De Belgisch-Nederlandse grens onder spanning
Faculty of Arts. Linguistics and Literature
Volkskunde : driemaandelijks tijdschrift voor de studie van de volkscultuur
, p. 293-316
University of Antwerp
The German Army built a three-wired entanglement in order to cut off occupied Belgium from The (free) Netherlands. The wire, as it was called, was impressive (more than 350 km long, from the Belgian coastline in Knokke up to little short of Aachen) and it was deadly (more than 900 victims). The impact of the high-voltage boundary on the locals was radical. The usual contacts between family members and friends were cut off or drastically limited. Neighbours in the Belgian-Dutch double villages (Koewacht, Overslag, Kieldrecht/Nieuw Namen) suddenly became real foreigners because the wires passed through the middle of their village.
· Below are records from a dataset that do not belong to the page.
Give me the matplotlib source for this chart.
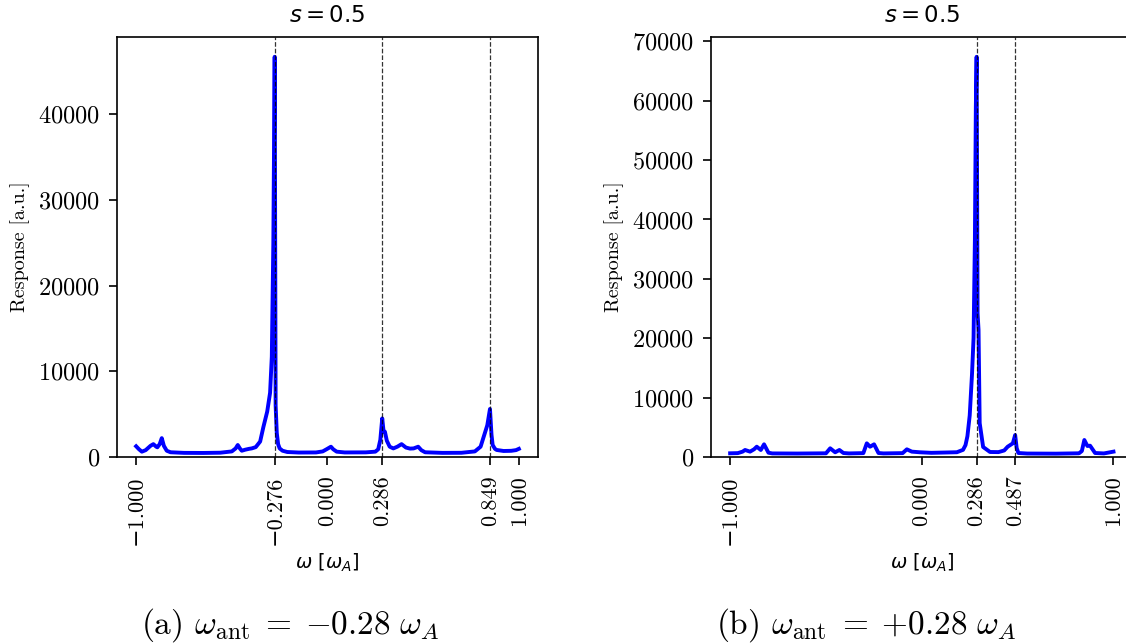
#!/usr/bin/env python3
"""
Response spectra for the two antenna detunings (s = 0.5)
"""

import matplotlib
matplotlib.use("Agg")
import matplotlib.pyplot as plt

# --- data ------------------------------------------------------------------
# (a) w_ant = -0.28 w_A
left_w = [-1.000, -0.985, -0.970, -0.950, -0.925, -0.910, -0.895, -0.889, -0.877, -0.866,
          -0.855, -0.840, -0.820, -0.750, -0.650, -0.560, -0.500, -0.480, -0.469, -0.458,
          -0.448, -0.430, -0.410, -0.396, -0.375, -0.352, -0.335, -0.315, -0.300, -0.291,
          -0.283, -0.276, -0.271, -0.265, -0.258, -0.250, -0.235, -0.210, -0.150, -0.060,
          -0.025, -0.005, 0.018, 0.030, 0.048, 0.090, 0.200, 0.250, 0.265, 0.276,
          0.286, 0.293, 0.300, 0.310, 0.325, 0.344, 0.365, 0.387, 0.410, 0.431,
          0.450, 0.474, 0.490, 0.510, 0.600, 0.700, 0.770, 0.800, 0.814, 0.835,
          0.849, 0.857, 0.863, 0.875, 0.884, 0.920, 0.960, 0.985, 1.000]
left_resp = [1250, 900, 620, 800, 1300, 1500, 1200, 1130, 1500, 2200,
             1300, 730, 550, 480, 470, 500, 650, 1000, 1400, 1000,
             730, 850, 950, 1000, 1150, 1800, 3500, 5300, 7500, 11700,
             25000, 46700, 6000, 2800, 1500, 1000, 730, 580, 520, 530,
             650, 900, 1200, 900, 620, 530, 540, 620, 900, 2000,
             4500, 3000, 2950, 1900, 1200, 1000, 1200, 1500, 1100, 980,
             1000, 1200, 800, 550, 480, 490, 650, 1200, 2200, 3700,
             5600, 2600, 1400, 950, 820, 700, 720, 800, 950]
left_ticks = [-1.000, -0.276, 0.000, 0.286, 0.849, 1.000]
left_marks = [-0.276, 0.286, 0.849]

# (b) w_ant = +0.28 w_A
right_w = [-1.000, -0.960, -0.935, -0.922, -0.896, -0.875, -0.861, -0.840, -0.823, -0.800,
           -0.780, -0.650, -0.500, -0.478, -0.452, -0.430, -0.409, -0.380, -0.305, -0.287,
           -0.270, -0.249, -0.226, -0.200, -0.100, -0.078, -0.052, -0.009, 0.050, 0.120,
           0.183, 0.215, 0.228, 0.238, 0.250, 0.262, 0.270, 0.277, 0.282, 0.286,
           0.291, 0.296, 0.302, 0.320, 0.356, 0.400, 0.430, 0.448, 0.475, 0.487,
           0.495, 0.504, 0.550, 0.700, 0.820, 0.835, 0.848, 0.864, 0.878, 0.904,
           0.950, 1.000]
right_resp = [620, 650, 900, 1180, 900, 1300, 1730, 1180, 2130, 720,
              600, 580, 620, 1460, 790, 1180, 670, 600, 650, 2300,
              1730, 2130, 670, 600, 650, 1290, 900, 790, 700, 750,
              800, 1200, 2000, 3500, 7000, 14000, 20000, 36500, 59000, 67400,
              24200, 21400, 5700, 1680, 840, 820, 1100, 1730, 2300, 3700,
              1500, 670, 580, 560, 620, 1000, 2860, 1850, 1900, 670,
              600, 900]
right_ticks = [-1.000, 0.000, 0.286, 0.487, 1.000]
right_marks = [0.286, 0.487]

captions = [r"(a) $\omega_{\mathrm{ant}} \;=\; {-0.28}\ \omega_A$",
            r"(b) $\omega_{\mathrm{ant}} \;=\; {+0.28}\ \omega_A$"]

# --- style ------------------------------------------------------------------
plt.rcParams['font.family'] = ['cmr10', 'DejaVu Serif']
plt.rcParams['axes.formatter.use_mathtext'] = True
plt.rcParams['xtick.labelsize'] = 16
plt.rcParams['ytick.labelsize'] = 17.5
plt.rcParams['axes.linewidth'] = 1.2
plt.rcParams['xtick.major.size'] = 6
plt.rcParams['ytick.major.size'] = 6
plt.rcParams['xtick.major.width'] = 1.2
plt.rcParams['ytick.major.width'] = 1.2
plt.rcParams['xtick.major.pad'] = 7.5
plt.rcParams['ytick.major.pad'] = 6


def draw_panel(ax, w, resp, ticks, marks):
    ax.plot(w, resp, color='b', lw=2.8)
    for m in marks:
        ax.axvline(m, color='k', ls='--', lw=0.9, alpha=0.8)
    ax.set_ylim(bottom=0)
    ax.set_xticks(ticks)
    ax.set_xticklabels([f"{t:.3f}".replace('-', '\u2212') for t in ticks], rotation=90)
    ax.set_xlabel(r"$\omega\ [\omega_A]$", fontsize=14, labelpad=5)
    ax.set_ylabel("Response [a.u.]", fontsize=14.5, labelpad=6)
    ax.set_title(r"$s = 0.5$", fontsize=16.5, pad=11)


fig = plt.figure(figsize=(11.26, 6.44), dpi=100)
ax1 = fig.add_axes([0.1039, 0.2904, 0.3739, 0.6522])
ax2 = fig.add_axes([0.6314, 0.2904, 0.3745, 0.6522])

draw_panel(ax1, left_w, left_resp, left_ticks, left_marks)
draw_panel(ax2, right_w, right_resp, right_ticks, right_marks)

fig.text(290 / 1126, 1 - 634 / 644, captions[0], ha='center', va='baseline',
         fontsize=24, math_fontfamily='cm')
fig.text(866 / 1126, 1 - 634 / 644, captions[1], ha='center', va='baseline',
         fontsize=24, math_fontfamily='cm')

fig.savefig("out.png", dpi=100)
plt.close(fig)
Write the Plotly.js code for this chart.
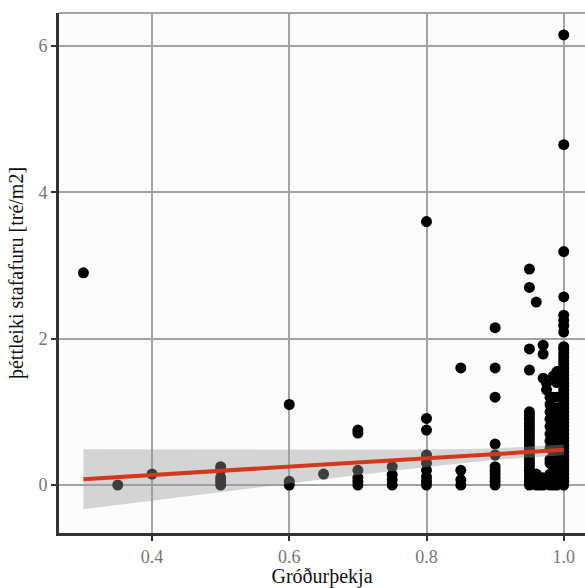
<!DOCTYPE html>
<html>
<head>
<meta charset="utf-8">
<script src="https://cdn.plot.ly/plotly-3.0.1.min.js"></script>
<style>html,body{margin:0;padding:0;background:#fff;}#chart{width:585px;height:588px;}</style>
</head>
<body>
<div id="chart"></div>
<script>
// Point data: each column of x values and its y values
const colX = [0.3, 0.35, 0.4, 0.5, 0.6, 0.65, 0.7, 0.75, 0.8, 0.85, 0.9, 0.95, 0.96, 0.965, 0.97, 0.975, 0.98, 0.985, 0.99, 1.0];
const colY = [
  [2.9],
  [0],
  [0.15],
  [0, 0.05, 0.1, 0.2, 0.25],
  [1.1, 0.05, 0],
  [0.15],
  [0.75, 0.71, 0.2, 0.1, 0.05, 0],
  [0.25, 0.14, 0.07, 0],
  [3.6, 0.91, 0.75, 0.41, 0.3, 0.2, 0.11, 0.05, 0],
  [1.6, 0.2, 0.07, 0],
  [2.15, 1.6, 1.2, 0.56, 0.41, 0.25, 0.2, 0.15, 0.1, 0.05, 0],
  [2.95, 2.7, 1.86, 1.57, 1.0, 0.95, 0.9, 0.85, 0.8, 0.75, 0.7, 0.65, 0.6, 0.55, 0.5, 0.45, 0.4, 0.35, 0.3, 0.25, 0.2, 0.15, 0.1, 0.05, 0],
  [2.5, 0.15, 0.1, 0.05, 0],
  [0.05, 0],
  [1.91, 1.79, 1.46, 0.1, 0.05, 0],
  [1.39, 1.3],
  [1.2, 1.1, 1.0, 0.9, 0.8, 0.7, 0.6, 0.5, 0.35, 0.3, 0.15, 0.1, 0.05, 0],
  [1.49, 1.2, 0.95, 0.85, 0.65, 0.55, 0.45, 0.25, 0.2, 0.1, 0],
  [1.55, 1.4, 1.2, 1.05, 0.9, 0.75, 0.6, 0.5, 0.4, 0.3, 0.2, 0.1, 0],
  [6.15, 4.65, 3.19, 2.57, 2.32, 2.25, 2.18, 2.09, 1.89, 1.85, 1.8, 1.75, 1.7, 1.65, 1.6, 1.55, 1.5, 1.45, 1.4, 1.35, 1.3, 1.25, 1.2, 1.15, 1.1, 1.05, 1.0, 0.95, 0.9, 0.85, 0.8, 0.75, 0.7, 0.65, 0.6, 0.55, 0.5, 0.45, 0.4, 0.35, 0.3, 0.25, 0.2, 0.15, 0.1, 0.05, 0]
];

// Fitted line and confidence band
const fitX = [0.3, 0.4, 0.5, 0.6, 0.7, 0.8, 0.9, 1.0];
const fitY = [0.08, 0.137, 0.195, 0.252, 0.309, 0.366, 0.423, 0.48];
const bandUpper = [0.49, 0.487, 0.485, 0.483, 0.483, 0.486, 0.50, 0.554];
const bandLower = [-0.33, -0.213, -0.095, 0.021, 0.135, 0.246, 0.344, 0.406];

const xTicks = [0.4, 0.6, 0.8, 1.0];
const xTickText = ['0.4', '0.6', '0.8', '1.0'];
const yTicks = [0, 2, 4, 6];
const yTickText = ['0', '2', '4', '6'];

const px = [], py = [];
colX.forEach((x, i) => colY[i].forEach(y => { px.push(x); py.push(y); }));

const serif = '"Liberation Serif", "DejaVu Serif", serif';

const traces = [
  {x: px, y: py, type: 'scatter', mode: 'markers',
   marker: {color: '#000', size: 11}, hoverinfo: 'skip', showlegend: false},
  {x: fitX.concat(fitX.slice().reverse()), y: bandUpper.concat(bandLower.slice().reverse()),
   type: 'scatter', mode: 'lines', fill: 'toself', fillcolor: 'rgba(153,153,153,0.4)',
   line: {width: 0, color: 'rgba(0,0,0,0)'}, hoverinfo: 'skip', showlegend: false},
  {x: fitX, y: fitY, type: 'scatter', mode: 'lines',
   line: {color: '#d0391b', width: 4}, hoverinfo: 'skip', showlegend: false}
];

const layout = {
  width: 585, height: 588,
  margin: {l: 59, r: 0, t: 13, b: 55},
  paper_bgcolor: '#fff', plot_bgcolor: '#fcfcfc',
  font: {family: serif, color: '#000'},
  showlegend: false,
  xaxis: {
    range: [0.2644, 1.031], tickvals: xTicks, ticktext: xTickText,
    showgrid: true, gridcolor: '#a3a3a3', gridwidth: 2, zeroline: false,
    showline: true, linecolor: '#333', linewidth: 3,
    ticks: 'outside', ticklen: 5, tickwidth: 2, tickcolor: '#333',
    tickfont: {family: serif, size: 18, color: '#777'},
    title: {text: 'Gróðurþekja', font: {family: serif, size: 20, color: '#111'}, standoff: 2}
  },
  yaxis: {
    range: [-0.656, 6.45], tickvals: yTicks, ticktext: yTickText,
    showgrid: true, gridcolor: '#a3a3a3', gridwidth: 2, zeroline: false,
    showline: true, linecolor: '#333', linewidth: 3,
    ticks: 'outside', ticklen: 5, tickwidth: 2, tickcolor: '#333',
    tickfont: {family: serif, size: 18, color: '#777'},
    title: {text: 'þéttleiki stafafuru [tré/m2]', font: {family: serif, size: 20, color: '#111'}, standoff: 10}
  },
  shapes: [
    {type: 'line', xref: 'paper', yref: 'paper', x0: 0, x1: 1, y0: 1, y1: 1,
     line: {color: '#a3a3a3', width: 2}}
  ]
};

Plotly.newPlot('chart', traces, layout, {displayModeBar: false, staticPlot: true});
</script>
</body>
</html>
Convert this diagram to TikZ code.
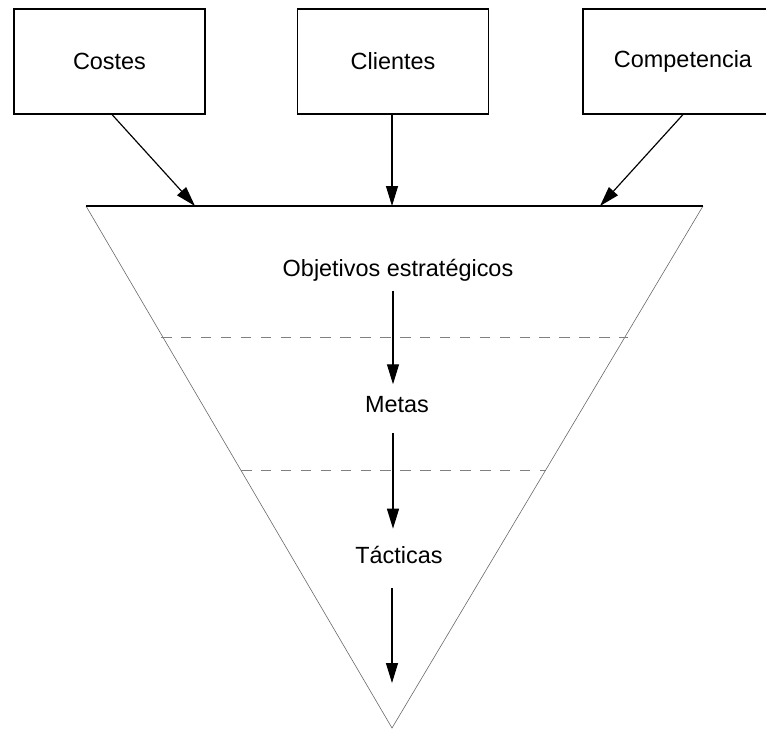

In many places the new boundary did not coincide with the traditional frontier, which resulted in even more no man's land with trapped inhabitants, unable to move freely into Belgium or into The Netherlands. The Germans' intention was to eliminate any clandestine or subversive operation along the border. The Germans failed: the border inhabitants offered more active resistance than in the rest of occupied Belgium. Smuggling went on and boomed, especially of goods that were scarce in Belgium. Many people risked their life moving freedom fighters or temporarily providing them with shelter. Others specialized in smuggling clandestine letters for the front soldiers, for the underground or for the Allied. During the First World War the Belgian-Dutch frontier looked like a front, with limited freedom of movement, (contra)espionage, trigger-happy border guards - as an extra - deadly high-voltage wires.